In regard to the reasons behind the changes in the exchange rate, the GEL exchange rate expressesa certain value of the national currency denominated in the national currency of another country. If the GEL supply and demand vis-à-vis USD is high, the GEL exchange rate depreciates. If there is a high demand on GEL and a large supply of USD, the GEL exchange rate appreciates. The volume (supply) of GEL at the market is largely affected by the National Bank’s monetary policy and partially by the government’s fiscal policy. USD supply depends on multiple factors (foreign trade, foreign investments, remittances, change in foreign debt, etc.). Apart from real factors, the expectations of market stakeholders also affect currency supply and demand. If market participants expect a depreciation of a certain currency exchange rate in the nearest future, this expectation changes economic behaviour the same day and the expectation is reflected in an immediate depreciation of a currency.
Of additional note is that in order to clarify the changes in the currency exchange rate in a specific short-term period, it is important to know about the changes in currency flows. The quarterly or yearly aggregated data do not provide the necessary information in this regard and only allow the possibility to make a general assessment. Comprehensive information in regard to currency inflows and outflows in the country is given in the balance of payments. However, this information is published with a delay and leaves room for only a post-factum analysis of the situation. Data about certain components (for instance, foreign trade, remittances, etc.) of the balance of payments are published sooner although the aforementioned data are not available given that the current month has not yet come to an end. Therefore, only those bodies which have access to information in real time (the National Bank, the government’s economic team) are able to make a complete analysis.

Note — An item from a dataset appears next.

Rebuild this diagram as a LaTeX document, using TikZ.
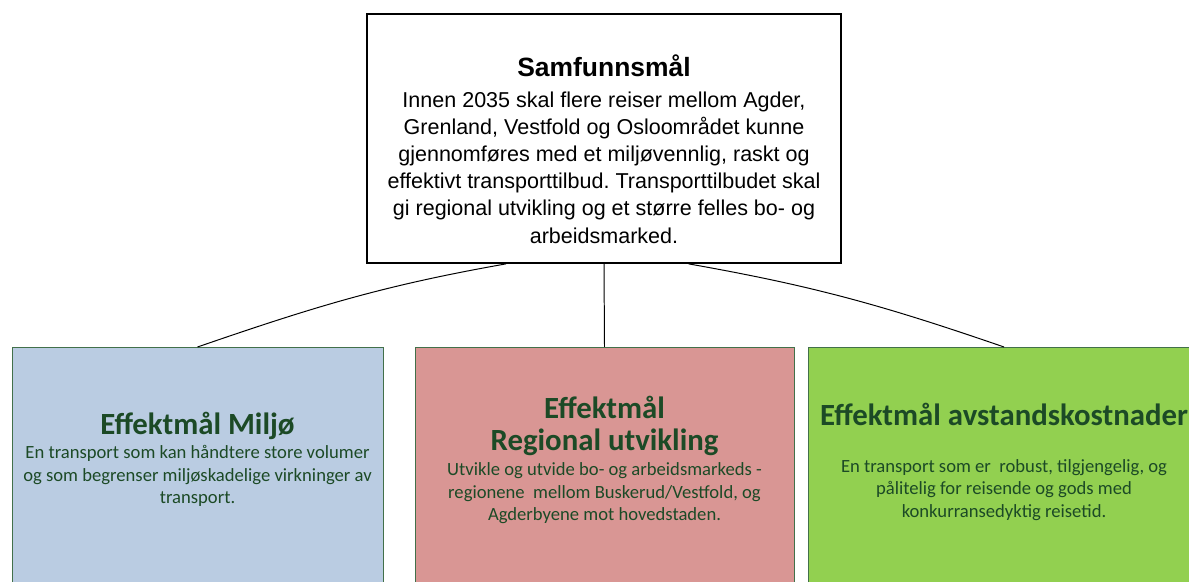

The external factor – the difficult economic situation in Turkey – which is said to be affecting the GEL exchange rate is indeed one of the reasons which possibly affected the GEL depreciation. This is because Turkey is one of Georgia’s main trade partners. However, it is currently impossible to assert whether or not the external factor alone is the only or the main factor spurring on the depreciation of the exchange rate because respective data still remain unavailable.